HARYO DAMARDONO dan DWI BAYU R
Tahun 1998 saya menemui kepala unit transmigrasi (KUT) Sampit. Setelah membayar Rp 800.000, saya mendapat tanah 2 hektar. Niat awal saya kerja tailor
Mulyani urung menjadi penjahit karena para transmigran jarang menjahitkan baju. Bertani kelapa sawit—sesuai tren setempat—pun dilakoninya susah payah karena lahan usaha I seluas 0,5 hektar yang diterimanya berpasir, sedangkan lahan usaha II seluas 1 hektar ternyata milik penduduk asli.

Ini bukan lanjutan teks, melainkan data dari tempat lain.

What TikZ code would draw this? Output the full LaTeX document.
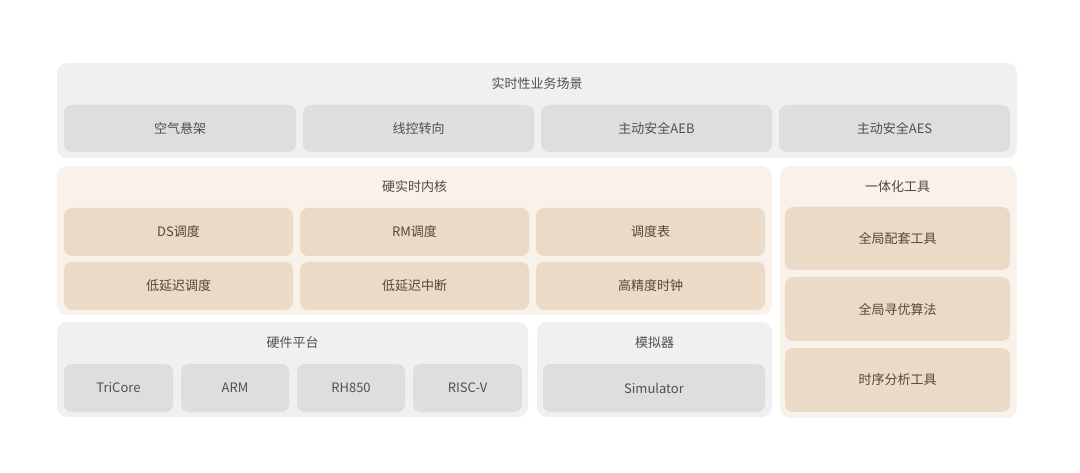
\documentclass[tikz,border=0pt]{standalone}
\usepackage{fontspec}
\setmainfont{Noto Sans CJK SC}
\definecolor{gpanel}{HTML}{F0F0F0}
\definecolor{gbox}{HTML}{DEDEDE}
\definecolor{gtext}{HTML}{505050}
\definecolor{bpanel}{HTML}{F8F2EA}
\definecolor{bbox}{HTML}{EBDAC5}
\definecolor{btext}{HTML}{57473A}
\tikzset{
  panelg/.style={fill=gpanel, rounded corners=10pt, inner sep=0pt, outer sep=0pt, anchor=north west},
  panelb/.style={fill=bpanel, rounded corners=10pt, inner sep=0pt, outer sep=0pt, anchor=north west},
  boxg/.style={fill=gbox, rounded corners=8pt, inner sep=0pt, outer sep=0pt, anchor=north west, text=gtext, font=\fontsize{13pt}{15pt}\selectfont},
  boxb/.style={fill=bbox, rounded corners=8pt, inner sep=0pt, outer sep=0pt, anchor=north west, text=btext, font=\fontsize{13pt}{15pt}\selectfont},
  titleg/.style={text=gtext, font=\fontsize{13pt}{15pt}\selectfont, inner sep=0pt},
  titleb/.style={text=btext, font=\fontsize{13pt}{15pt}\selectfont, inner sep=0pt},
}
\newcommand{\pbox}[7]{% style, name, x1, y1, x2, y2, text
  \node[#1, minimum width={(#5-#3)*1pt}, minimum height={(#6-#4)*1pt}] (#2) at (#3,#4) {};
  \node[#1, fill=none, anchor=center] at (#2.center) {#7};
}
\begin{document}
\begin{tikzpicture}[x=1pt,y=-1pt]
\useasboundingbox[fill=white] (0,0) rectangle (1080,473);
% top panel
\node[panelg, minimum width=960pt, minimum height=95pt] (scene) at (57,63) {};
\node[titleg] (scenet) at (537,84) {实时性业务场景};
\pbox{boxg}{s1}{64}{105}{296}{152}{空气悬架}
\pbox{boxg}{s2}{303}{105}{534}{152}{线控转向}
\pbox{boxg}{s3}{541}{105}{772}{152}{主动安全AEB}
\pbox{boxg}{s4}{779}{105}{1010}{152}{主动安全AES}
% kernel panel
\node[panelb, minimum width=715pt, minimum height=149pt] (kernel) at (57,166) {};
\node[titleb] (kernelt) at (414.5,187) {硬实时内核};
\pbox{boxb}{k1}{64}{208}{293}{256}{DS调度}
\pbox{boxb}{k2}{300}{208}{529}{256}{RM调度}
\pbox{boxb}{k3}{536}{208}{765}{256}{调度表}
\pbox{boxb}{k4}{64}{262}{293}{310}{低延迟调度}
\pbox{boxb}{k5}{300}{262}{529}{310}{低延迟中断}
\pbox{boxb}{k6}{536}{262}{765}{310}{高精度时钟}
% tools panel
\node[panelb, minimum width=237pt, minimum height=252pt] (tools) at (780,166) {};
\node[titleb] (toolst) at (897.5,187) {一体化工具};
\pbox{boxb}{t1}{785}{207}{1010}{270}{全局配套工具}
\pbox{boxb}{t2}{785}{277}{1010}{341}{全局寻优算法}
\pbox{boxb}{t3}{785}{348}{1010}{412}{时序分析工具}
% hardware panel
\node[panelg, minimum width=471pt, minimum height=95pt] (hw) at (57,322) {};
\node[titleg] (hwt) at (292.5,343) {硬件平台};
\pbox{boxg}{h1}{64}{364}{173}{412}{TriCore}
\pbox{boxg}{h2}{181}{364}{289}{412}{ARM}
\pbox{boxg}{h3}{297}{364}{405}{412}{RH850}
\pbox{boxg}{h4}{413}{364}{522}{412}{RISC-V}
% simulator panel
\node[panelg, minimum width=235pt, minimum height=95pt] (sim) at (537,322) {};
\node[titleg] (simt) at (654.5,343) {模拟器};
\pbox{boxg}{m1}{543}{364}{765}{412}{Simulator}
\end{tikzpicture}
\end{document}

”Sungguh gila. Akhirnya hanya pekarangan seluas 0,5 hektar yang layak ditanami. KUT menetapkan lokasi tanpa melihat lapangan,” tutur Mulyani.
Berulang kali Mulyani mengaku dikhianati pemerintah. Padahal, Mulyani kini Sekretaris Desa Biru Maju. Bagaimana pula nasib rakyat biasa?
”Di suratnya ditulis TUBun, artinya transmigrasi umum perkebunan. Namun, Bun-nya hilang. Akhirnya kami usaha sendiri. Dari awal juga mbabat alas sendiri, tidak dibantu pemerintah,” kata Mulyani. Pohon-pohon sawit rakyat merupakan saksi bisu perjuangan warga Biru Maju.
Tiba-tiba pada suatu malam buta tahun 2004, sebuah perusahaan kelapa sawit membuldoser lahan warga Biru Maju. Tanpa peringatan, juga tanpa ganti rugi. Dikawal aparat, lahan seluas 640 hektar diratakan, kemudian ditanami kelapa sawit.
Mulyani dan ratusan keluarga transmigran hanya mampu menahan geram. Lahan transmigrasi mereka dicaplok begitu saja. Mimpi menjadi petani, terutama petani komoditas sawit, sirna. Sekelompok orang seperti Mulyani bertahan hingga kini, tetap bertani di lahan lain, tetap tanpa hak yang jelas. Sementara puluhan keluarga lain kembali ke Jawa dan Sumatera.